The Angels-Mariners play missing from the video clip was a sharp grounder to short. Aybar was caught off the bag at 3rd and was out at the plate in a rundown. The 3rd base coach was on the ball and signaled Pujols to advance as soon as Seattle’s 3rd baseman started pursuing Aybar down the line. There was no rundown to speak of – Aybar just ran into the tag applied by Henry Blanco who then just stood in front of the plate and watched Trout coast into 2nd. Hard to believe Blanco was worried about Pujols making a dash… Read more »

bstar
bstar
11 years ago

JA RE: the Braves game, I’m pretty sure BJ Upton missed a sign on the Teheran bunt attempt to score a run. Fredi Gonzalez was seen having a respectful talk with Upton after the play, so I’m pretty sure it was supposed to be a suicide squeeze. That would also explain why Teheran didn’t bother to mask his bunt attempt better.

RJ
RJ
11 years ago

Ask and you shall receive: the first Caleb hit since 1871!

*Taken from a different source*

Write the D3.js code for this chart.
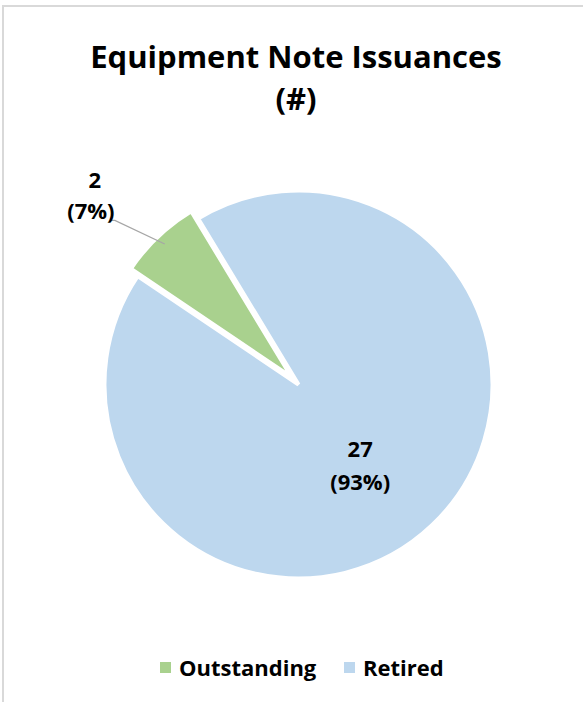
<!DOCTYPE html>
<html>
<head>
<meta charset="utf-8">
<script src="https://cdn.jsdelivr.net/npm/d3@7"></script>
<style>
  body { margin: 0; background: #fff; }
  text { font-family: "Open Sans", Lato, sans-serif; font-weight: bold; fill: #000; }
</style>
</head>
<body>
<div id="wrapper"></div>
<script>
const categories = ["Outstanding", "Retired"];
const values = [2, 27];
const colors = ["#a9d18e", "#bdd7ee"];

function draw() {
  const dimensions = { width: 583, height: 702 };
  const cx = 298.5, cy = 384.5, radius = 194;

  const wrapper = d3.select("#wrapper")
    .append("svg")
      .attr("width", dimensions.width)
      .attr("height", dimensions.height);

  // chart frame (only top / left edges show)
  wrapper.append("rect")
    .attr("x", 3).attr("y", 6)
    .attr("width", 700).attr("height", 800)
    .attr("fill", "none")
    .attr("stroke", "#d9d9d9")
    .attr("stroke-width", 2);

  // title
  const title = wrapper.append("text")
    .attr("text-anchor", "middle")
    .style("font-size", "31px");
  title.append("tspan").attr("x", 296).attr("y", 68).text("Equipment Note Issuances");
  title.append("tspan").attr("x", 296).attr("y", 110).text("(#)");

  const total = d3.sum(values);
  const start = -56 * Math.PI / 180;
  const pie = d3.pie().sort(null).startAngle(start).endAngle(start + 2 * Math.PI);
  const arcs = pie(values);
  const arc = d3.arc().innerRadius(0).outerRadius(radius);
  const explode = [10, 0];

  const bounds = wrapper.append("g")
    .attr("transform", "translate(" + cx + ", " + cy + ")");

  const offset = (d, i) => {
    const a = (d.startAngle + d.endAngle) / 2;
    return [Math.sin(a) * explode[i], -Math.cos(a) * explode[i]];
  };

  bounds.selectAll("path.slice")
    .data(arcs)
    .join("path")
      .attr("class", "slice")
      .attr("transform", (d, i) => "translate(" + offset(d, i) + ")")
      .attr("d", arc)
      .attr("fill", (d, i) => colors[i])
      .attr("stroke", "#fff")
      .attr("stroke-width", 4)
      .attr("stroke-linejoin", "miter");

  // labels
  const fmt = d => Math.round(d.value / total * 100) + "%";

  // retired label inside
  const inner = d3.arc().innerRadius(104).outerRadius(104);
  const r = arcs[1];
  const [rx, ry] = inner.centroid(r);
  const rl = bounds.append("text").attr("text-anchor", "middle").style("font-size", "22px");
  rl.append("tspan").attr("x", rx - 10).attr("y", ry - 3).text(r.value);
  rl.append("tspan").attr("x", rx - 10).attr("y", ry + 30).text("(" + fmt(r) + ")");

  // outstanding label outside with leader line
  const o = arcs[0];
  const [ox, oy] = offset(o, 0);
  const lineStart = d3.arc().innerRadius(radius - 10).outerRadius(radius - 10).centroid(o);
  const labelPos = d3.arc().innerRadius(radius + 71).outerRadius(radius + 71).centroid(o);
  const lx = labelPos[0] + ox, ly = labelPos[1] + oy;
  bounds.append("polyline")
    .attr("points", [[lineStart[0] + ox, lineStart[1] + oy], [lx + 6, ly + 35], [lx + 1, ly + 35]].join(" "))
    .attr("fill", "none")
    .attr("stroke", "#a6a6a6")
    .attr("stroke-width", 1.3);
  const ol = bounds.append("text").attr("text-anchor", "middle").style("font-size", "22px");
  ol.append("tspan").attr("x", lx - 14).attr("y", ly + 3).text(o.value);
  ol.append("tspan").attr("x", lx - 18).attr("y", ly + 34).text("(" + fmt(o) + ")");

  // legend
  const legendX = [160, 344];
  const legend = wrapper.append("g").selectAll("g")
    .data(categories)
    .join("g")
      .attr("transform", (d, i) => "translate(" + legendX[i] + ", 0)");
  legend.append("rect")
    .attr("x", 0).attr("y", 662)
    .attr("width", 11).attr("height", 11)
    .attr("fill", (d, i) => colors[i]);
  legend.append("text")
    .attr("x", 19).attr("y", 676)
    .style("font-size", "22px")
    .text(d => d);
}
draw();
</script>
</body>
</html>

http://scores.espn.go.com/mlb/boxscore?gameId=330622108

RJ
RJ
11 years ago

Aroldis Chapman blows a save today without getting an out, only the second time that’s happened to him. It’s the first time since Sept 10, 2011 he’s made an appearance without recording an out and it’s tied for his most batters faced (4) without recording an out.

Doug
Doug
11 years ago

Revenge was sweet for Joey Bats today, delivering the winning runs with a rope homer off Darren O’Day on a 2-out 3-2 pitch. As Bautista rounded third, he and O’Day exchanged some unpleasantries, apparently a carry-over from O’Day’s fanning of Bautista yesterday, when Jose was not enamored of O’Day’s remarks as they left the field.

David Hruska
Editor
11 years ago
Reply to  Doug

Nobody in baseball does more whining and complaining than Bautista. If he’s not complaining about the strike zone it’s something else. It never stops.

Evil Squirrel
11 years ago

Lance Lynn had to scrape by with just 6 runs, which is below his average for both this year and last. Twenty-three of his 44 starts since 2012 have been backed by 6+ runs, tops in that field. But don’t call him just a run-support wonder. The less his support, the better Lynn’s pitched: 4.09 ERA with 6+ runs (23 GS); 3.23 ERA with 3-5 runs (15 GS); 2.68 ERA with 0-2 runs (6 GS). His record is 2-3 with 0-2 runs, which is excellent.